My connecting flight was in Yinchuan, which turned out to be a very small airport but it had the freshest, best-smelling air. I landed in Beijing and bought a bus ticket (16 RMB) to the train station. The bus only took us so far though, so I took my first pedicab ride the rest of the way (20 RMB). That was actually kinda cool, so much that I took a video… not sure what the people we passed must’ve thought. Now, bear in mind that this was around 10 pm, but the train gate smelled exactly like the classrooms I teach in, and by that, I mean… urine. Which is slightly more understandable and appropriate given that I teach kindergarteners and the bathrooms are adjacent to the classroom.

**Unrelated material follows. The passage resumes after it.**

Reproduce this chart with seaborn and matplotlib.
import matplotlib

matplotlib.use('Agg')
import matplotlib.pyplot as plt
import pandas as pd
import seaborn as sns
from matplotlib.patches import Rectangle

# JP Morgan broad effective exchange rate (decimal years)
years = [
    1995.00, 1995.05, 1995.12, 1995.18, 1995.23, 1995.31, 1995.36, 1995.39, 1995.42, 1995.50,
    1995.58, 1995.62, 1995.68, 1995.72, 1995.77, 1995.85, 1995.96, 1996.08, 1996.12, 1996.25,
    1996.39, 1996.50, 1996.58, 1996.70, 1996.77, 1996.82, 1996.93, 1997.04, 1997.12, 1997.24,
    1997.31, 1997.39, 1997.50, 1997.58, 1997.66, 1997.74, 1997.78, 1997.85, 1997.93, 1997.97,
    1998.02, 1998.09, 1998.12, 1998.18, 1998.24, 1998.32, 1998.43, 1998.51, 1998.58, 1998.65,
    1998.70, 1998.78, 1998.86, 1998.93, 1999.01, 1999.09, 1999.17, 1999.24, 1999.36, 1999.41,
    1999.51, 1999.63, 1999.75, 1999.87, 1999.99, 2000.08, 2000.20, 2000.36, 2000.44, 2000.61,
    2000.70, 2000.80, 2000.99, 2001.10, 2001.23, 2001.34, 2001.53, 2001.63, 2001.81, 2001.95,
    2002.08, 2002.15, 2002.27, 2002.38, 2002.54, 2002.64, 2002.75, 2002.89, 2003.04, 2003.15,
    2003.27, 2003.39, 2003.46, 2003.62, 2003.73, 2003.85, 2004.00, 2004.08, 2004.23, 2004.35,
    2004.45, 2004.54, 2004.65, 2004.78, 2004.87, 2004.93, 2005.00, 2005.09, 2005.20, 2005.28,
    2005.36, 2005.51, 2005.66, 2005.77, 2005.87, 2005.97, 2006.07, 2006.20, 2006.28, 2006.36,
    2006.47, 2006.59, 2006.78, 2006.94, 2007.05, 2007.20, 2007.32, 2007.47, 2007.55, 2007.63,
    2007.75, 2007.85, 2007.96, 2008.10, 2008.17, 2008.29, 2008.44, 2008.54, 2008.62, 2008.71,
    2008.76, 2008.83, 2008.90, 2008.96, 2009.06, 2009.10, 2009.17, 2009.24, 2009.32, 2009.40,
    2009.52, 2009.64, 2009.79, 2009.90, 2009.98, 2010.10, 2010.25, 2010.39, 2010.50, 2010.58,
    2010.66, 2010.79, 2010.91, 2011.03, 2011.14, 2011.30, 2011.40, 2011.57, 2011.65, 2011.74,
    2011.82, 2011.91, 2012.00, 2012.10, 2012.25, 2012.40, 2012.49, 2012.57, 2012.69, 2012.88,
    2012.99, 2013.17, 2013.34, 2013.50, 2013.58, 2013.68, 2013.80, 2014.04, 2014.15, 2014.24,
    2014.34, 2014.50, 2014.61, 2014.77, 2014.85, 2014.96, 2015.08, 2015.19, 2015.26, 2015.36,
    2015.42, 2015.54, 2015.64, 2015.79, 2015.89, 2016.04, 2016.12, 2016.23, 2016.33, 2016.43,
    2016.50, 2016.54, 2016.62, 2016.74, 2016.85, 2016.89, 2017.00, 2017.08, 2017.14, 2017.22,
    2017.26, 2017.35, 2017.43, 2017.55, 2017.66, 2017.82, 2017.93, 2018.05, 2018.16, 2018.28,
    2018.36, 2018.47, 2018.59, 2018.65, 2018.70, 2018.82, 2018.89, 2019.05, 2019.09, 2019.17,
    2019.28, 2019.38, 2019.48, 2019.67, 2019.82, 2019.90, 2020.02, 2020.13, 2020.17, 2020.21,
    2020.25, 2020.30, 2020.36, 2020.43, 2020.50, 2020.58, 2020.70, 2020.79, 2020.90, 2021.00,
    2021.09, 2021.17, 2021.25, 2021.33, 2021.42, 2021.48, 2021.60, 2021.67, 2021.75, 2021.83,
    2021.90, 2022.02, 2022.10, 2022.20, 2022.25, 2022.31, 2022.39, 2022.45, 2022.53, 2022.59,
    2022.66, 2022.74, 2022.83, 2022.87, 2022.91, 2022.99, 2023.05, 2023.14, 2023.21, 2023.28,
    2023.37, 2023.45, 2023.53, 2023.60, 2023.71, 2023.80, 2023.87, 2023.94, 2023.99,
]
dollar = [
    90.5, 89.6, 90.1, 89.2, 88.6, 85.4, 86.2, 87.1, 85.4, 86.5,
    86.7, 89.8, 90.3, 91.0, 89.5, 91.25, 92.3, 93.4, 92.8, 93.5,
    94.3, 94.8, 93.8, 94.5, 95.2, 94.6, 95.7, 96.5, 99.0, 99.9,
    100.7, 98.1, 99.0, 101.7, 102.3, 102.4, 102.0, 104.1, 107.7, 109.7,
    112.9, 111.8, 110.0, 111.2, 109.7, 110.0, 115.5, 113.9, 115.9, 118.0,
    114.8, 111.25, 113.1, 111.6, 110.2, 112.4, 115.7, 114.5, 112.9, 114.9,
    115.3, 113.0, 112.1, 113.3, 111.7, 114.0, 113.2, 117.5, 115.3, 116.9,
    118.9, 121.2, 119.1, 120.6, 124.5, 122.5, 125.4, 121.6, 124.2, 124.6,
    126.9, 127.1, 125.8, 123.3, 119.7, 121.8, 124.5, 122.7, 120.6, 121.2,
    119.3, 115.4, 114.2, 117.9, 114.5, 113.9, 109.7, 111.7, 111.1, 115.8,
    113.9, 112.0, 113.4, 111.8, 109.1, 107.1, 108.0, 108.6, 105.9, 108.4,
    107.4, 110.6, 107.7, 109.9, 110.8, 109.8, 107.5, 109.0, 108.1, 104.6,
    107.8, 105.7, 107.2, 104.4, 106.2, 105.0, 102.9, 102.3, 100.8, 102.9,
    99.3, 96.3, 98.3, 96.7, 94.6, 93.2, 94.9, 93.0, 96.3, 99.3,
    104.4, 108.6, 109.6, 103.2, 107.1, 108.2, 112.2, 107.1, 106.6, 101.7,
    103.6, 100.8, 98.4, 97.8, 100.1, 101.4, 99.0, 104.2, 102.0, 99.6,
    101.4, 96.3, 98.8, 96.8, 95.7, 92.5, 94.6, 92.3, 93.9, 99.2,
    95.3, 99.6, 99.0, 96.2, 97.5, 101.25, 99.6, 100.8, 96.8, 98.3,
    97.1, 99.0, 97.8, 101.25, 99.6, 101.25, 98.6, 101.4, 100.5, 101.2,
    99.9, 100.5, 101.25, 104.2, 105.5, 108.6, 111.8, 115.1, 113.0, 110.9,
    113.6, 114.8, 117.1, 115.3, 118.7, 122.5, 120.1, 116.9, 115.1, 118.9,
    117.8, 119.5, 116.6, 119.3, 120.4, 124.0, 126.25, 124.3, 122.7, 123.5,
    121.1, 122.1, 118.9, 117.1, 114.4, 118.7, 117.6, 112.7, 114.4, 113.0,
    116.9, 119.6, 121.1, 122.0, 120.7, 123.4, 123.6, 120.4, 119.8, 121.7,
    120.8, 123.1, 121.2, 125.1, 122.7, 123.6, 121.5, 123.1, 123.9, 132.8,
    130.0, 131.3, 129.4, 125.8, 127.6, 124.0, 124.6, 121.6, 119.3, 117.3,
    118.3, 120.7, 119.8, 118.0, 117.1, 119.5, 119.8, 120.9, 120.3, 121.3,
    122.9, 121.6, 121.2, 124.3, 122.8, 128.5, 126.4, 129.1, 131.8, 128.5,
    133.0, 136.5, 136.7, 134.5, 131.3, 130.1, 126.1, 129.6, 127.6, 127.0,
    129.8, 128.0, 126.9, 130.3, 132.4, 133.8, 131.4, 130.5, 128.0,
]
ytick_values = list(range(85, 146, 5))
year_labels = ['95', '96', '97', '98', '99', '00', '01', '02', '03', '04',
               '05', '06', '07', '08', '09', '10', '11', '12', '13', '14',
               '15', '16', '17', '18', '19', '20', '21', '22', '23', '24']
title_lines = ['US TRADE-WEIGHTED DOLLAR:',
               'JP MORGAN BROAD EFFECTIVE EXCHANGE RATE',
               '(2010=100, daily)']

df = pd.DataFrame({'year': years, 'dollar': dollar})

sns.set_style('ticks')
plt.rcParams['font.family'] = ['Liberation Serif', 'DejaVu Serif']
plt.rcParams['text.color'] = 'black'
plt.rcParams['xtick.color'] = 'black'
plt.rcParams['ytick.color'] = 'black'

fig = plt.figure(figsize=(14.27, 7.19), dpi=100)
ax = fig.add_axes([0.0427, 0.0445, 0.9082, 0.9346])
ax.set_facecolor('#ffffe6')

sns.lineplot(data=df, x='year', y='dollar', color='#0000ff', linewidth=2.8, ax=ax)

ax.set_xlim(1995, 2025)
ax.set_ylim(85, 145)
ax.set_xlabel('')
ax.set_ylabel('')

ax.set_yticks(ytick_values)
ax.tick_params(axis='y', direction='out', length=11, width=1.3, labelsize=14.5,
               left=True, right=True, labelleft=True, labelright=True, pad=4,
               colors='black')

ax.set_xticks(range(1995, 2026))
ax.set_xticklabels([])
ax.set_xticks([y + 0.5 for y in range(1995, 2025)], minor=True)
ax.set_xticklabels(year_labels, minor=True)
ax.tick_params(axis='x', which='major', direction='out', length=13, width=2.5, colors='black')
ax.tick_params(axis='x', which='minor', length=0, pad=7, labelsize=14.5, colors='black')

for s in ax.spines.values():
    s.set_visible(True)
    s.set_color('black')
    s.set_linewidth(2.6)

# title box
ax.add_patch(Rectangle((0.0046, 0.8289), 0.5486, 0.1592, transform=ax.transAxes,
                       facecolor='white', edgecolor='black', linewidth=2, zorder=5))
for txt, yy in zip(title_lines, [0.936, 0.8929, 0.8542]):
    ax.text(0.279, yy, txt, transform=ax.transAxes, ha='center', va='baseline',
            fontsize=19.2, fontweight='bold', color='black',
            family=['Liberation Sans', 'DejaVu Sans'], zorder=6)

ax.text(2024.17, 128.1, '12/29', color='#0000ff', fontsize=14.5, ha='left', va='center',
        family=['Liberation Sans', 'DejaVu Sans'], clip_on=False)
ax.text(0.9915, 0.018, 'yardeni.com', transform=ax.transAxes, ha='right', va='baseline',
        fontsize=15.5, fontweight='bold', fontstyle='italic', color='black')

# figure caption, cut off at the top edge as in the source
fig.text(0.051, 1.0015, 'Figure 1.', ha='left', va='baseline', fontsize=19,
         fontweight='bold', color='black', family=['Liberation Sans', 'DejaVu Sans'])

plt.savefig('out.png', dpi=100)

Waiting to board a flight can be stressful but it’s nothing compared to boarding a train in Beijing. Over a thousand people are crowded into your gate and they’re all pushing and fighting to get to the front of the line and everywhere you step, there are puddles, which if you’re lucky, are covered by newspaper. And this train, though significantly cheaper (55 RMB) than my bullet train to Beijing, my berth was not a bunk or a seat like my previous train rides. Instead, my berth was a tiny bench I shared with two other people. And that was considered the luxury seat. Other passengers were standing the entire time, sitting on a camp stool, lying on the floor, anything they could do. It was clear I wasn’t going to get any sleep on this red eye. Luckily, I met a very friendly old married couple who I struggled to chat with throughout. Finally, we reached Xingtai at 3 am. I disembarked and was shocked to find that even at 3 am, the train station was as crowded as it would be at any normal time of day. And looking American like I do, I was instantly surrounded by a crowd of overeager taxi drivers, anxious to be the one to take me home, like the prettiest girl at the dance. When I announced my destination, I was taken by the hand by two fellow passengers to a cab waiting nearby. I had no idea what was happening. My mind jumped to that timeless conclusion: I was either about to be kidnapped or scammed into paying for everyone. Turns out, these two people lived near my apartment and thought we could split the cab. I finally, finally reach home and my apartment welcomes me with no working electricity. I guess I’ll have to visit State Grid tomorrow and deposit more money into my electric card. Still, even that couldn’t shake me of this feeling: I was glad to be back in my own apartment – no matter how much it paled in comparison to my hotel room – because I had a bed, food, water, disposable income, and  hopefully very soon, electricity.

You may notice that this post is titled after the movie Planes, Trains, and Automobiles. I guess it’s almost poetic, given the chaotic, often unlucky, nature of my trip. It’s like I’m Steve Martin and everything that went wrong is John Candy. But I don’t want to hurt John Candy’s feelings. Yes, I’m still happy I got to see a slice of Hong Kong and yes, I’m thankful for the travel experience, so not a completely wasted trip, but anybody would admit, kind of disappointing right? …And did I mention expensive?

It's like I'm Steve Martin and everyone who works for the transportation industry is John Candy, only less affable.

It’s like I’m Steve Martin and this whole trip was John Candy, only less affable.